Read Baird's post if you want to get started with this kind of thing yourself. There is even a useful four-column example you can swipe for your decision log. Lovely stuff.

Improving content through journey mapping Link post

I'm not sure how I hadn't read this before, but if you're looking for a handy guide to content journey mapping, this is for you.

When we start working on an end-to-end service, we define the users, then map out the journey. This process shows us what tasks users need to complete and highlights where the content doesn’t help them to do this.

What follows is pretty much a step-by-step to get you started. Of course, you'll need to take your organisation's specific circumstances and constraints into account. But hopefully it should be easy to get the right people together and start mapping those content journeys. Also, you can do all this at the start of a content project, not just when things already exist and are ready for an update.

Naming services in complex situations Link post

This blog post on naming services is by Dani Allen, a lead content designer at TPXimpact:

Naming services is an important part of digital transformation. Service names need to be clear, concise and related to the task people are completing. But this can become harder when the situation becomes more complex.

The thrust of the post is about using dedicated workshops to get all the key people together:

An engaging naming workshop is a way of making sure that everyone has the same level of knowledge of what’s involved in this task, and the importance of it. Getting important stakeholders involved and as close as possible to this work will set you up for success.

I have one extra tip on naming your service. I learnt this the hard way last year. Before you start telling people your new service name, remember to carry out a quick check to make sure that any inevitable acronyms are not, well... a bit rude. Cripes.

Why plain language and Plain English are different Link post

I did not know a lot of the history outlined in this post by Caroline Jarrett until she kindly pointed me to it last year. Historical drama aside, I think the key distinction for me is the importance of testing content with users.

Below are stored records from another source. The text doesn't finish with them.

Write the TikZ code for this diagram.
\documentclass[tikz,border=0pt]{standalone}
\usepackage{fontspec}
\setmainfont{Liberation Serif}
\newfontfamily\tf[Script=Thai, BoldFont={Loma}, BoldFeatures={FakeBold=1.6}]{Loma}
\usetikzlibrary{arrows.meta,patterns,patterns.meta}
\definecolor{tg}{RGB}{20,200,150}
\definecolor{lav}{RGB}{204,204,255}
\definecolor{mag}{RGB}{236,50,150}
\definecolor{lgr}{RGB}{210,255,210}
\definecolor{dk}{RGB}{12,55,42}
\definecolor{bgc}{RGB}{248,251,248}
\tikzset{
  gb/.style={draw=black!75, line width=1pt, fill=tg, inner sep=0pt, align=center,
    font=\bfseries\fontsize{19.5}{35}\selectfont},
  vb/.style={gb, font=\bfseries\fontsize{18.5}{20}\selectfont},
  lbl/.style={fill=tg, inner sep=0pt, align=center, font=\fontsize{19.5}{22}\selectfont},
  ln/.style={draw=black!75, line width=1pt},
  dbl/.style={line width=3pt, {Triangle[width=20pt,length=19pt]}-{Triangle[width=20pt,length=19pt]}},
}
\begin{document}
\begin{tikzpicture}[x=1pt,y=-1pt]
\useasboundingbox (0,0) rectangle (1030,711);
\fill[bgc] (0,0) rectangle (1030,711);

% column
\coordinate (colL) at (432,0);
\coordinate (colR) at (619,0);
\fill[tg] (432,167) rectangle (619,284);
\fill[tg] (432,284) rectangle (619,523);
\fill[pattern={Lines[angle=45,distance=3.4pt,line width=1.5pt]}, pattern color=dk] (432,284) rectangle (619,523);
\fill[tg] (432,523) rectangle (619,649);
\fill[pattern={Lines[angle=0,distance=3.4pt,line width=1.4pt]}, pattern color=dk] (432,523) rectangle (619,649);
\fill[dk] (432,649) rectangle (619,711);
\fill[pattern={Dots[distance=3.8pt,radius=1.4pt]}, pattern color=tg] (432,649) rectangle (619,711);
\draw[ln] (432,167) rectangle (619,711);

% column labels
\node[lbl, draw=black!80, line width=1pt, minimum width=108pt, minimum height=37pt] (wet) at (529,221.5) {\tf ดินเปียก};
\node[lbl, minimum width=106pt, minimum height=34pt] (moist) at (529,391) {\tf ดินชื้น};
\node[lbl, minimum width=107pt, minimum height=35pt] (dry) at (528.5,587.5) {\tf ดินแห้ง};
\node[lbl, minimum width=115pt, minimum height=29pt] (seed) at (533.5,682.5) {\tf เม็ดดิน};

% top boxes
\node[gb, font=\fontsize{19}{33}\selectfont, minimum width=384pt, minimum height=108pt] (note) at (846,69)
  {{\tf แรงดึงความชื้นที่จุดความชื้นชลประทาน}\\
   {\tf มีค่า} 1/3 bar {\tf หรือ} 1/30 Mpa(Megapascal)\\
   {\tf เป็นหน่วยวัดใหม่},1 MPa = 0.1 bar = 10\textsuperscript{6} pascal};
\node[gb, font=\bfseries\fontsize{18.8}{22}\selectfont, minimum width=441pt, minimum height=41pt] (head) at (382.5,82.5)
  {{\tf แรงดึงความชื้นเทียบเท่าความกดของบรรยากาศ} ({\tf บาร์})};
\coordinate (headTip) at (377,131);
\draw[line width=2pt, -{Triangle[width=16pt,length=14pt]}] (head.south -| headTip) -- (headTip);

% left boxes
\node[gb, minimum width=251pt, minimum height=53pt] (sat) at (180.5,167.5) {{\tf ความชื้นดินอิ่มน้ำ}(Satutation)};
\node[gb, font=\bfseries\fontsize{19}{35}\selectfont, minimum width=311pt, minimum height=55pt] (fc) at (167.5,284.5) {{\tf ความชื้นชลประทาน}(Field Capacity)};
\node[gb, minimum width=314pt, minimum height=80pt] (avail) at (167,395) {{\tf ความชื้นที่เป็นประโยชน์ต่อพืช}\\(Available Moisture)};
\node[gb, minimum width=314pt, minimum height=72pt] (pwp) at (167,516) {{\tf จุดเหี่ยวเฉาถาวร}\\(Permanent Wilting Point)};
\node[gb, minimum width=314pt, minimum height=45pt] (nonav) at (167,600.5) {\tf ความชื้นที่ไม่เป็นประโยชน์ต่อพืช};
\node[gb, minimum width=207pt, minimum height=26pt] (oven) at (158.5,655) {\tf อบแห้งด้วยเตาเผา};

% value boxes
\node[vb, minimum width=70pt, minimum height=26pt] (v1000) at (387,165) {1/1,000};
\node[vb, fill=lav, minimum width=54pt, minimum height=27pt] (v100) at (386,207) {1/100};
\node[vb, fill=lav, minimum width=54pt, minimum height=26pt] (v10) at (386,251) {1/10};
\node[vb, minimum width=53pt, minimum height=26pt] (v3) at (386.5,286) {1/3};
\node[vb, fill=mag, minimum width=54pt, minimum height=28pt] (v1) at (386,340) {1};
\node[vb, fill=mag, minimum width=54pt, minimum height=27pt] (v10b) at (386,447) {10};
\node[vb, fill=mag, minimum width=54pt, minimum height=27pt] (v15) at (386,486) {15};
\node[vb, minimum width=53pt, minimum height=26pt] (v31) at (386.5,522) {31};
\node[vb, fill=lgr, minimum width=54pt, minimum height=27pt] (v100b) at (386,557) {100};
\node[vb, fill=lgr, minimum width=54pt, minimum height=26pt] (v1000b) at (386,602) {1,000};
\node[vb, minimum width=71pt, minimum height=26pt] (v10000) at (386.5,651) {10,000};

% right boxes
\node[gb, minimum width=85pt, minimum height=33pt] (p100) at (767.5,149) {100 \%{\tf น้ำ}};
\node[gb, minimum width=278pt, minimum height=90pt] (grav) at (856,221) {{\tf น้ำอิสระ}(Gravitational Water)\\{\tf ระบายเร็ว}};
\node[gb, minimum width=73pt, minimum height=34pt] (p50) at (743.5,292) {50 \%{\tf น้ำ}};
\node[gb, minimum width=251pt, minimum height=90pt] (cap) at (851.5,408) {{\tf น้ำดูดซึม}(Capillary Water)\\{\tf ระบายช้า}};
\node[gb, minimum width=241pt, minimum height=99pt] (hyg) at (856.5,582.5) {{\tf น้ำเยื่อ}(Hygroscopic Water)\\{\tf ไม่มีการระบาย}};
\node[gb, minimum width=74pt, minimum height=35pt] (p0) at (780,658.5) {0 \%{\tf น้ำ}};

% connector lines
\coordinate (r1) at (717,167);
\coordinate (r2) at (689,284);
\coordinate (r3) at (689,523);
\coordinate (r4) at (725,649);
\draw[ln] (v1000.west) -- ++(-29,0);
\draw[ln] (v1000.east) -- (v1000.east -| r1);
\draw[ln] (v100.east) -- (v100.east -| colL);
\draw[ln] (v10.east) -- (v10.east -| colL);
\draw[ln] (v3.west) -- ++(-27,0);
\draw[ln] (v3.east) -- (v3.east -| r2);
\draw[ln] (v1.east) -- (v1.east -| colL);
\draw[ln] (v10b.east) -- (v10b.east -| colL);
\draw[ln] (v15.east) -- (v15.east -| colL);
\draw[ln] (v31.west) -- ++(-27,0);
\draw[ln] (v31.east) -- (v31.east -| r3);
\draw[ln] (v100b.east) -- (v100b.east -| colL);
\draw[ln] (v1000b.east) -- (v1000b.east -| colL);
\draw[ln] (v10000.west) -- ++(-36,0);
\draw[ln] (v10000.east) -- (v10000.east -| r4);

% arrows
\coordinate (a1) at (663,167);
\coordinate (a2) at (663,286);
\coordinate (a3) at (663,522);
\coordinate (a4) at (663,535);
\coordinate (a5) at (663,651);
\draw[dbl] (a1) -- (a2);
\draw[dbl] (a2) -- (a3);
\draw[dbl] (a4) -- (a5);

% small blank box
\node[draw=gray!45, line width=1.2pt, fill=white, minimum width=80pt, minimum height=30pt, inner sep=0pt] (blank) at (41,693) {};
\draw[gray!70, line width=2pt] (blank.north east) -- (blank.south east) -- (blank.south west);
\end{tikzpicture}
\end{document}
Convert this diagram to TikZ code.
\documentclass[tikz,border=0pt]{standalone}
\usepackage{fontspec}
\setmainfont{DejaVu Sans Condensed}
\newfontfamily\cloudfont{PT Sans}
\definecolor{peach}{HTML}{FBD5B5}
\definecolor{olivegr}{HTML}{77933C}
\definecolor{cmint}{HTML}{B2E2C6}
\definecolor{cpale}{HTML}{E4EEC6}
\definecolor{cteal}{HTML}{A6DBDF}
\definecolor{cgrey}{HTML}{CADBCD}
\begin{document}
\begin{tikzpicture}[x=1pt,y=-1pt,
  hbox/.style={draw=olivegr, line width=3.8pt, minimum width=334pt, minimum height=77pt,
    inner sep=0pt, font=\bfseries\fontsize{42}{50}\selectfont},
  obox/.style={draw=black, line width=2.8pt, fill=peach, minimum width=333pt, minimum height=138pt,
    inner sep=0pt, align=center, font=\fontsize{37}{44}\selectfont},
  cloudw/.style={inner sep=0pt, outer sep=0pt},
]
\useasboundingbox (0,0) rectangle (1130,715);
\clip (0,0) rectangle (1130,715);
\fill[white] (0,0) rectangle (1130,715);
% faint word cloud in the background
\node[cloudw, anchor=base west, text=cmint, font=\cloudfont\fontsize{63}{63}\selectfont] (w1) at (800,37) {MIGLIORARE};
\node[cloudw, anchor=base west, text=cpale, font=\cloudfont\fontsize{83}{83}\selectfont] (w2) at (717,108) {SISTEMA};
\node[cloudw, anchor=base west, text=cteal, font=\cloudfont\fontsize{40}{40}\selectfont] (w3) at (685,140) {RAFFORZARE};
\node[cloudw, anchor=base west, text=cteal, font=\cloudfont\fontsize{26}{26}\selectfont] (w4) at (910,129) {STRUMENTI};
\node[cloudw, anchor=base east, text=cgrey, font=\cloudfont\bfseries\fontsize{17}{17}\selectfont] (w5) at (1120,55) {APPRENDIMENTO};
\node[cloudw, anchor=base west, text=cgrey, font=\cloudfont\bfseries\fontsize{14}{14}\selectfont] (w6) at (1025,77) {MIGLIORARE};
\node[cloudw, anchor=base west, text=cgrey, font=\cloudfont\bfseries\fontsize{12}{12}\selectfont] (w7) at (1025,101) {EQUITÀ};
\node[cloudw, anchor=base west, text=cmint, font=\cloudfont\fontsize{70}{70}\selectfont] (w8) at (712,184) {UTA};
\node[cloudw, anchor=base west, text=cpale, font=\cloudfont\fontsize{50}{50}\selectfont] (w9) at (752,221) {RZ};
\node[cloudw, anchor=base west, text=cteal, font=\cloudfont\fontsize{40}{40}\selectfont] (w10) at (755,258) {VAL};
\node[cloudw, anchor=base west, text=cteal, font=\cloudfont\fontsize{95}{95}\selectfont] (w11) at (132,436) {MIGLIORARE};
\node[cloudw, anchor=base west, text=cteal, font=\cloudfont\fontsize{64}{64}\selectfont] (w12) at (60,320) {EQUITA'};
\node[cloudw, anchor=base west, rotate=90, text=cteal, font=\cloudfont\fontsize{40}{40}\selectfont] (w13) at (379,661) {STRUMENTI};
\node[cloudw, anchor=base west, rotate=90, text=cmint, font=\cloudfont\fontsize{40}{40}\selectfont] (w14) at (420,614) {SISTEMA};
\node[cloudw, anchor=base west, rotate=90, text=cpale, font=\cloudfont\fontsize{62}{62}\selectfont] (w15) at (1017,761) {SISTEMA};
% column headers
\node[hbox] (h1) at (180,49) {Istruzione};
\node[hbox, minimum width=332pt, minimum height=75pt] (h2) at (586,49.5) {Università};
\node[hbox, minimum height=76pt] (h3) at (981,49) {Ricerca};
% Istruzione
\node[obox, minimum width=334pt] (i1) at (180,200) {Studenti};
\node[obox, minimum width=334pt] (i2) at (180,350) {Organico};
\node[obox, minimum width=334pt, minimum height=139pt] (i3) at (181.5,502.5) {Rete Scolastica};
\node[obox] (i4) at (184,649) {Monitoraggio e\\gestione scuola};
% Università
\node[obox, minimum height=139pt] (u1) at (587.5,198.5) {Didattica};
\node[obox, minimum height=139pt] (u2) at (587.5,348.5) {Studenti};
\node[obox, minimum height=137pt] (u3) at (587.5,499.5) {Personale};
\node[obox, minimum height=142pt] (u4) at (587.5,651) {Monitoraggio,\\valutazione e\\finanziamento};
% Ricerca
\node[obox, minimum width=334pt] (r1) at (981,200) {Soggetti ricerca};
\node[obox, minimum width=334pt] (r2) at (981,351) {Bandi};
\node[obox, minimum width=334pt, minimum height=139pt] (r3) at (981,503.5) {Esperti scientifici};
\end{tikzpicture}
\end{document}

Plain language relies on testing with users. If the intended users can use the content to do what they need to do, it’s plain. If they can’t, it’s not plain. So you can only really know whether you have succeeded in writing in plain language when you have tested with the actual users.

And of course, this detail is fundamental to content design as a discipline. It's about following the principles of clear writing, but making decisions based on research and data. You need to understand what users need before you start writing. Then you need to test your content when you're done to make sure it meets those needs. It's only plain or clear if it does.

The Sliding Scale of Giving a F*** Link post

And now for something a little different with a touch of fruity language.

One of the lovely colleagues on my previous project shared this blog post by Cap Watkins with me last year and I have thought about it a lot since. Essentially, if you are having a difficult design or content conversation, how much does the issue mean to you on a scale of 1–10?

There have been a few times recently when I could tell someone felt far more strongly about a decision than I did. So, I acquiesced, with the hope that the next time I'm a ten-out-of-ten on a topic with that person involved, they'll recognize that and hear me out. If you can let go of the things that don't matter so much to you directly, you can build currency with others and earn their trust when you do wind up pushing back.

I have found this an incredibly useful mental trick. When you are in the fog of deadlines and challenging work, it is easy to feel like every decision matters and all arguments are worth fighting for. But that's not how true collaboration works.

To work effectively as a team when things get tough and tense, there has to be a bit of give and take. You can't go full steam ahead into every single conversation. It's unlikely that your way will be the right way every time.

So yeah – these are good questions to ask. Is this decision – this argument – really that important to me? Do I feel so strongly about it? Or can I let this one go and save my persistence for a problem that's more of an 8, 9 or 10 out of 10?